Ainda me recordo de uma notícia publicada após as revelações de Edward Snowden sobre espionagem e vigilância globalizada, que descrevia como parte dos serviços secretos russos tinham regressado às velhas máquinas de escrever a fim de se protegerem de vulnerabilidades informáticas que permitem que tecnologia sofisticada tenha acesso indevido a aparelhos eletrónicos.

Na altura, achei muito curiosa a ideia de se regressar ao uso do papel para evitar fugas de informação. Hoje, volvida uma década sobre as revelações de Snowden, o seu impacto deu lugar a novos reforços e regulações na matéria. Mas serão estes suficientes?

Claramente não, face à revelação recente do projeto Pegasus, uma investigação jornalística com o apoio da Amnistia Internacional, que tem vindo a gerar uma nova vaga de indignação e preocupação que parece estar a passar ao lado da sociedade civil portuguesa. Mas esta é uma discussão que temos de fazer quando descobrimos (na verdade, confirmamos) que há empresas – mais concretamente o grupo israelita NSO – que estão a vender spyware para aceder aos nossos telemóveis a governos autocráticos ou democracias cada vez mais iliberais para fins ilícitos.

Desde 2016 que existe uma lista de alvos que inclui primeiros-ministros, líderes da oposição, ativistas e jornalistas. Entre eles, figuram 189 jornalistas e 85 ativistas dos direitos humanos, assim como 600 políticos e 85 executivos. A sofisticação de Pegasus, um cavalo de Troia infiltrado nos nossos smartphones, onde conservamos grande parte dos nossos dados, permite a um atacante aceder sem restrições a mensagens, emails, microfones, câmara, chamadas e contactos no aparelho.

Entre os clientes da NSO contam-se países como a Índia, Hungria, Marrocos, Ruanda e Arábia Saudita, mas também cartéis de droga mexicanos que têm recorrido ativamente a este spyware, tal como terá sido comprovado o uso desta tecnologia contra a família de Jamal Khashoggi, assassinado em 2018 por oficiais sauditas ligados à casa Saud.

A dependência generalizada dos smartphones pela população permitiu a criação de uma indústria de vigilância que tem operado a coberto de fachadas legais, e sob o pretexto de se combaterem atividades criminosas e terrorismo têm sido cometidas múltiplas violações de direitos humanos.
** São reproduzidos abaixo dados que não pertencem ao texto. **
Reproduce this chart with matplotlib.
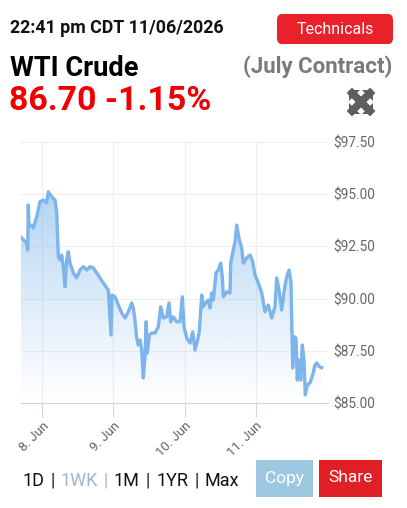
import matplotlib
matplotlib.use('Agg')
import matplotlib.pyplot as plt
import numpy as np
from matplotlib.patches import FancyBboxPatch, Rectangle, Polygon

plt.rcParams['font.family'] = ['Roboto', 'DejaVu Sans']

# hours since 8 Jun 00:00 and price in $
hours = [-7.07, -5.15, -4.81, -4.61, -4.38, -3.47, -2.93, -1.78, -0.67, 0.44,
         1.58, 2.12, 3.27, 4.38, 4.95, 5.49, 6.06, 6.63, 7.17, 7.74,
         8.31, 8.85, 9.42, 10.54, 11.68, 12.79, 13.90, 15.05, 16.16, 17.27,
         18.41, 19.52, 20.63, 22.32, 23.23, 23.56, 24.57, 25.68, 26.83, 27.94,
         29.05, 30.19, 30.73, 31.30, 31.88, 32.42, 32.99, 33.56, 34.10, 34.67,
         35.01, 35.44, 36.12, 36.93, 38.04, 39.15, 39.95, 40.83, 41.97, 42.75,
         43.32, 44.20, 45.34, 46.45, 47.23, 47.80, 48.71, 49.82, 50.73, 51.50,
         52.27, 52.95, 53.76, 54.29, 54.87, 55.98, 56.55, 57.12, 57.66, 58.57,
         59.34, 60.15, 60.69, 61.03, 62.17, 63.28, 63.52, 64.39, 64.97, 65.54,
         66.41, 67.22, 67.76, 68.90, 70.01, 70.92, 71.70, 72.81, 73.95, 75.06,
         76.17, 77.32, 78.43, 79.00, 79.87, 80.68, 81.56, 82.37, 83.14, 83.81,
         84.38, 84.82, 85.50, 85.93, 86.61, 87.08, 87.62, 88.19, 88.63, 89.30,
         90.21, 91.12, 91.89, 92.47, 93.34, 94.15]
prices = [92.94, 92.65, 92.33, 94.48, 93.44, 93.52, 93.38, 93.92, 94.64, 94.72,
          94.58, 95.12, 94.88, 94.72, 94.10, 92.01, 91.85, 92.09, 91.53, 90.57,
          91.85, 92.25, 91.70, 91.23, 90.99, 91.37, 91.53, 91.37, 91.53, 91.47,
          91.23, 90.99, 90.75, 90.41, 88.26, 90.17, 90.09, 89.69, 89.31, 89.07,
          89.37, 89.79, 89.55, 88.97, 88.11, 87.78, 88.02, 87.54, 86.20, 87.22,
          88.89, 87.39, 88.26, 88.35, 88.35, 88.65, 89.61, 89.07, 89.13, 89.79,
          88.89, 89.13, 88.89, 88.89, 90.09, 88.65, 88.11, 87.87, 88.41, 87.54,
          87.94, 88.41, 90.17, 89.61, 89.75, 89.93, 89.55, 90.27, 89.93, 91.23,
          91.37, 91.70, 91.05, 90.09, 90.33, 90.27, 91.70, 92.33, 92.72, 93.52,
          92.81, 92.42, 91.70, 91.95, 92.09, 91.77, 91.13, 90.75, 90.27, 89.37,
          89.69, 89.07, 89.61, 90.99, 90.33, 89.45, 90.41, 91.05, 91.37, 90.81,
          86.68, 88.18, 88.11, 86.10, 87.06, 86.10, 87.78, 87.06, 85.38, 85.86,
          85.96, 86.34, 86.82, 86.92, 86.74, 86.70]

day_ticks = [0, 24, 48, 72]
day_labels = ['8. Jun', '9. Jun', '10. Jun', '11. Jun']
y_ticks = [85.0, 87.5, 90.0, 92.5, 95.0, 97.5]
ranges = ['1D', '1WK', '1M', '1YR', 'Max']

W, H = 407, 508
fig = plt.figure(figsize=(W / 100, H / 100), dpi=100)

def px(x, y):
    return x / W, 1 - y / H

# chart
ax = fig.add_axes([21 / W, 1 - 403 / H, 307 / W, 261 / H])
ax.set_xlim(-7.07, 96.27)
ax.set_ylim(85, 97.5)
line_col = '#7cb5ec'

poly = ax.fill_between(hours, prices, 85, color='none', lw=0)
grad = np.zeros((256, 1, 4))
grad[:, 0, :3] = matplotlib.colors.to_rgb(line_col)
grad[:, 0, 3] = np.linspace(0.75, 0.0, 256) ** 1.1
img = ax.imshow(grad, extent=[-7.07, 96.27, 85, 97.5], aspect='auto',
                origin='upper', zorder=1)
img.set_clip_path(poly.get_paths()[0], transform=ax.transData)
ax.plot(hours, prices, color=line_col, lw=2.4, zorder=3, solid_joinstyle='round')

for s in ['top', 'left', 'right']:
    ax.spines[s].set_visible(False)
ax.spines['bottom'].set_color('#ccd6eb')
ax.yaxis.tick_right()
ax.set_yticks(y_ticks)
ax.set_yticklabels([f'${v:.2f}' for v in y_ticks])
ax.tick_params(axis='y', length=0, pad=4, labelsize=9.8, labelcolor='#666666')
ax.set_xticks(day_ticks)
ax.set_xticklabels(day_labels, rotation=45, ha='right', va='top',
                   rotation_mode='anchor')
ax.tick_params(axis='x', length=10, color='#ccd6eb', labelsize=9.5,
               labelcolor='#666666', pad=2)
ax.grid(True, color='#eeeeee', lw=0.8, zorder=0)
ax.set_axisbelow(True)

# header
fig.text(*px(10, 28), '22:41 pm CDT 11/06/2026', fontsize=12.8, fontweight='bold',
         va='center', ha='left', color='#111111')
btn = FancyBboxPatch(px(277, 44), 116 / W, 30 / H,
                     boxstyle='round,pad=0,rounding_size=0.012',
                     transform=fig.transFigure, fc='#e8212b', ec='none')
fig.add_artist(btn)
fig.text(*px(335, 29.5), 'Technicals', fontsize=11.5, color='white',
         va='center', ha='center')
fig.text(*px(10, 68), 'WTI Crude', fontsize=19.6, fontweight='bold',
         va='center', ha='left', color='black')
fig.text(*px(392, 67), '(July Contract)', fontsize=16, fontweight='bold',
         va='center', ha='right', color='#7a7a7a')
fig.text(*px(9, 101), '86.70 -1.15%', fontsize=24.4, fontweight='bold',
         va='center', ha='left', color='#f00000')

# expand icon
cx, cy = 361, 102
icon_col = '#5e5e5e'
for dx, dy in [(-1, -1), (1, -1), (-1, 1), (1, 1)]:
    tip = (cx + dx * 12, cy + dy * 12)
    tri = Polygon([px(*tip), px(tip[0] - dx * 11, tip[1]), px(tip[0], tip[1] - dy * 11)],
                  closed=True, transform=fig.transFigure, fc=icon_col, ec='none')
    fig.add_artist(tri)
    fig.add_artist(plt.Line2D([px(cx, cy)[0], px(tip[0] - dx * 3, 0)[0]],
                              [px(0, cy)[1], px(0, tip[1] - dy * 3)[1]],
                              transform=fig.transFigure, color=icon_col, lw=5.5))

# range selector
x0 = 22
fs = 13
for i, r in enumerate(ranges):
    col = '#9db8c9' if r == '1WK' else '#111111'
    t = fig.text(*px(x0, 481), r, fontsize=fs, color=col, va='center', ha='left')
    fig.canvas.draw()
    x0 = t.get_window_extent().x1 + 6
    if i < len(ranges) - 1:
        s = fig.text(*px(x0, 481), '|', fontsize=fs, color=col, va='center', ha='left')
        fig.canvas.draw()
        x0 = s.get_window_extent().x1 + 6

fig.add_artist(Rectangle(px(256, 497), 57 / W, 37 / H, transform=fig.transFigure,
                         fc='#9ec8e1', ec='none'))
fig.text(*px(284.5, 478), 'Copy', fontsize=12.5, color='white', va='center', ha='center')
fig.add_artist(Rectangle(px(319, 497), 63 / W, 37 / H, transform=fig.transFigure,
                         fc='#e02026', ec='none'))
fig.text(*px(350.5, 478), 'Share', fontsize=12.5, color='white', va='center', ha='center')

fig.savefig('out.png', dpi=100)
Desde Snowden, o problema não só não foi suficientemente regulado, como foi intensificado pelo setor privado.

Quanto mais normalizarmos estes comportamentos ou adotarmos uma atitude passiva, mais corremos o risco de ter estas empresas a vender a nossa privacidade a troco de lucro, indiferentes às consequências.

Facilmente consigo imaginar um futuro onde todos aqueles que se queiram dedicar a áreas como política, ativismo ou jornalismo terão de ponderar seriamente em abdicar do uso de determinadas tecnologias se quiserem desenvolver a sua atividade sem colocar a sua vida em risco.

Num mundo globalizado como este já ninguém está seguro. E por mais que goste da ideia de regressar ao papel e às velhas máquinas de escrever, a robustez da nossa democracia vai também depender da sua capacidade em blindar-se à infiltração de cavalos de Troia. Se queremos evitar o destino da cidade de Troia, esta é uma batalha que temos de vencer.